Brooks Orpik is skating, not progressing.
Still dealing with concussion symptoms, Orpik skated with other injured Penguins prior to a game-day practice at Consol Energy Center on Friday morning.
Coach Dan Bylsma downplayed the significance of Orpik's first time on the ice since an attack by Boston's Shawn Thornton in a loss at TD Garden last Saturday night.
Bylsma said Orpik's skating session was merely “light workouts in a familiar environment,” and added that Orpik is not symptom-free.
Orpik, as is club policy on injured players, was not available for comment.
He was knocked unconscious after being taken down from behind then repeatedly punched by Thornton. Orpik's symptoms since have included memory loss, headaches and neck soreness.
NHL protocol calls for a player to pass a baseline cognitive test before gaining return-to-play clearance after a concussion diagnosis. A player cannot take that test until he is without symptoms.
Orpik has not taken that test.
Thornton decision looms
Thornton had an in-person supplemental discipline hearing with NHL Player Safety on Friday afternoon.
Any ruling will be announced Saturday.
The Penguins, as an organization, had not received any indication of the severity of Thornton's potential supplemental discipline — though players said Friday they believe a suspension would be a least 15 games.
“I want to see what kind of direction the league is going to go on this,” winger Pascal Dupuis said.
Shero talks Neal suspension
General manager Ray Shero said he had Player Safety send him all videos of incidents that resulted in right winger James Neal's three suspensions and one fine for illegal hits.
Those will be used to help Neal refine his approach, not change his game entirely as winger Matt Cooke did three years ago. Neal served the second game of his five-game suspension Friday.
“We don't have a serial killer here,” Shero said of Neal, whose latest suspension — and second with the Penguins — was for delivering a knee to the head of Boston's Brad Marchand last Saturday night.

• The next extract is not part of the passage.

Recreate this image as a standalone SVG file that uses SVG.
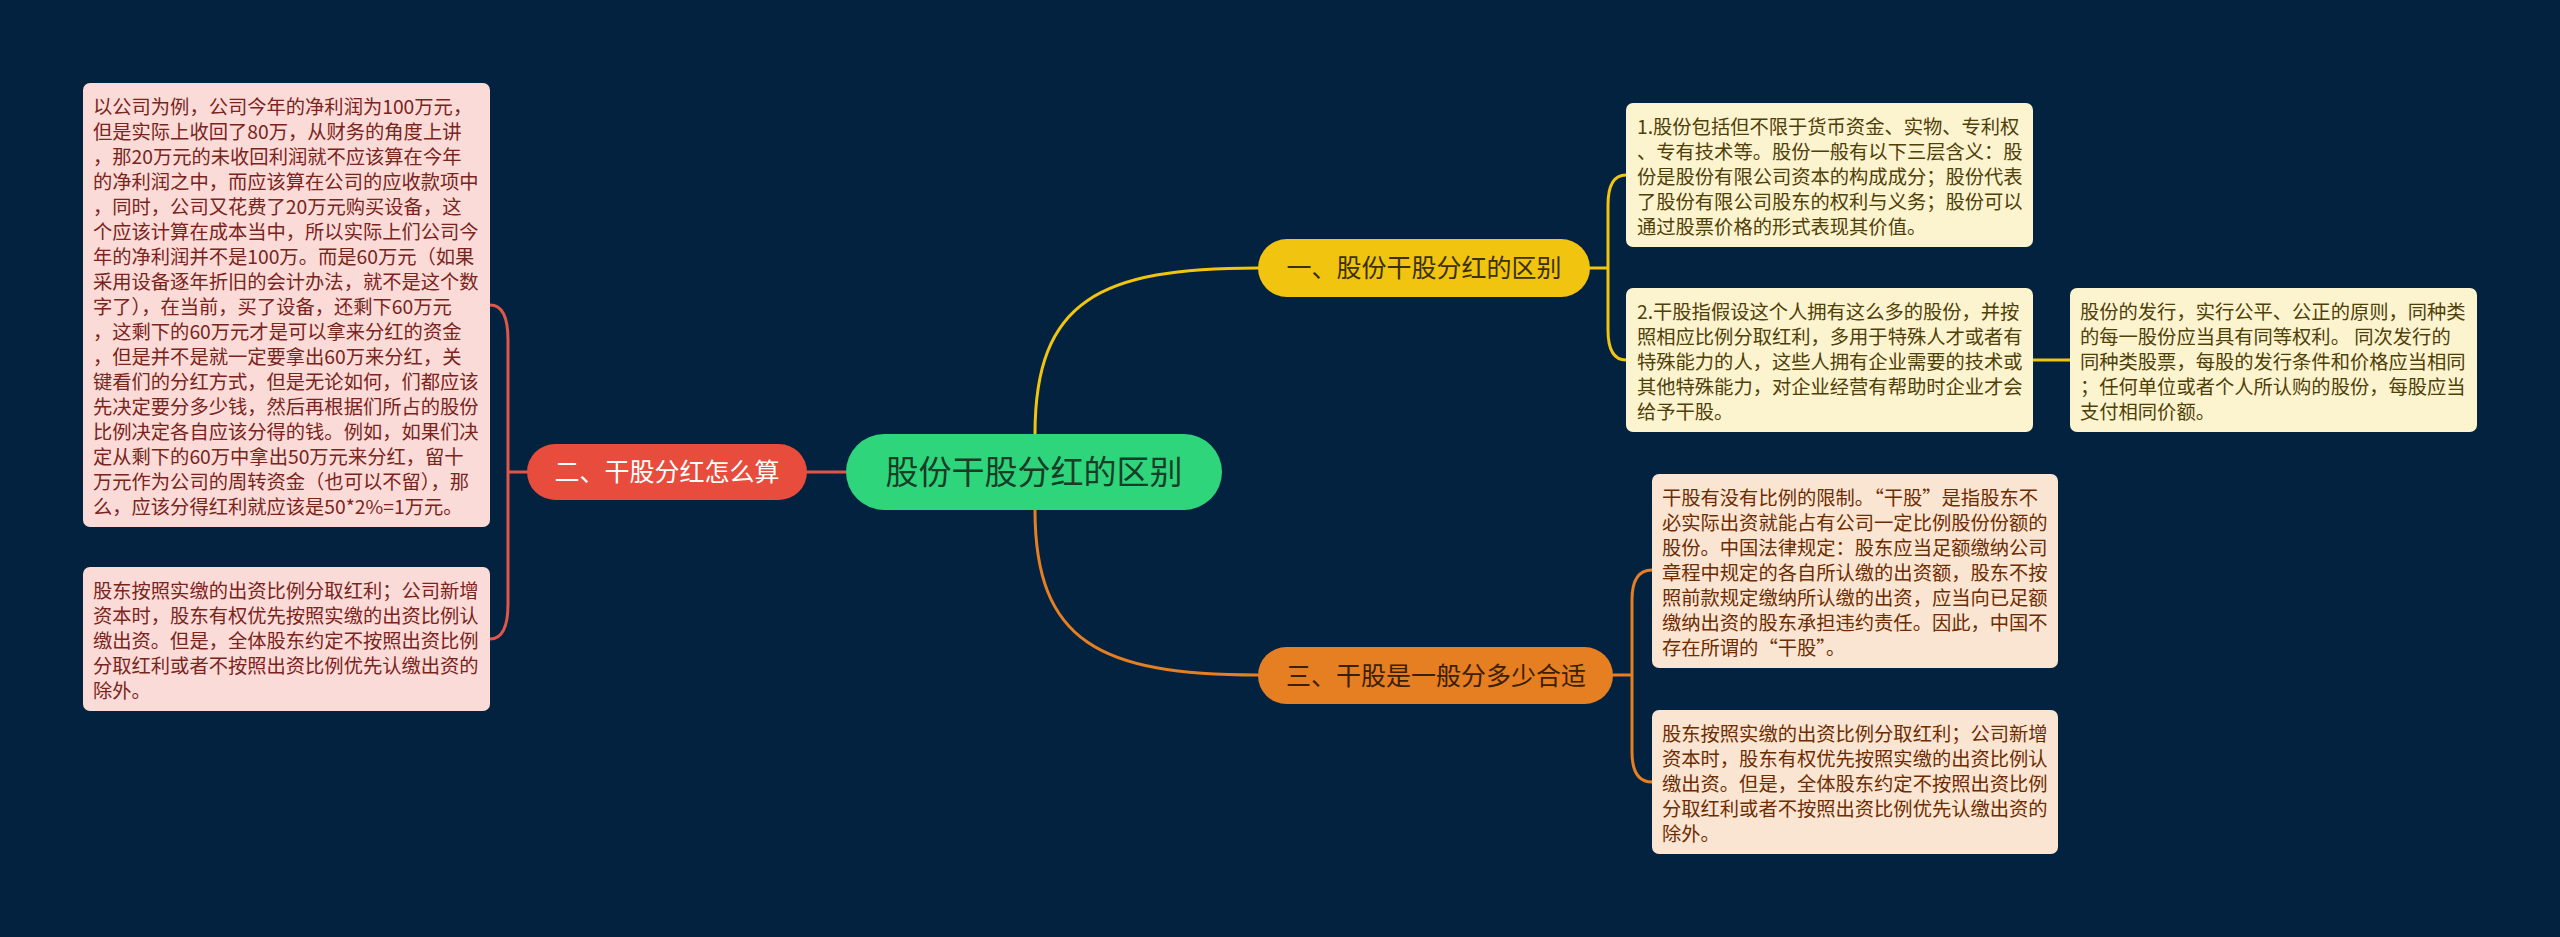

“It's an emotional response to something that happens on the ice,” Shero said. “He's got to think more before he reacts. It's part of maturity, part of learning. With any player, you want respect with the way you play, but you also want respect from your peers around the league that you're an honest, hard player.
“You find that line. It's part of our responsibility to (help), but certainly it ultimately falls to that player.”
Wearing white outside
The Penguins will wear white jerseys against Chicago for the Stadium Series game at Solider Field on March 1. The jerseys were unveiled Friday.
Neither the Skating Penguin emblem nor black/Las Vegas gold color scheme was altered.
The jerseys feature a black shoulder plate, striped sleeves and piping at the bottom. Also, there is a metallic tint to the crest.
The Penguins will wear the Stadium Series jerseys only once. There are tentative planes for a new alternate jersey that could debut next season.
A design is not finalized, but under consideration is a jersey similar to the ones the Penguins wore during their 1991 and 1992 Stanley Cup runs.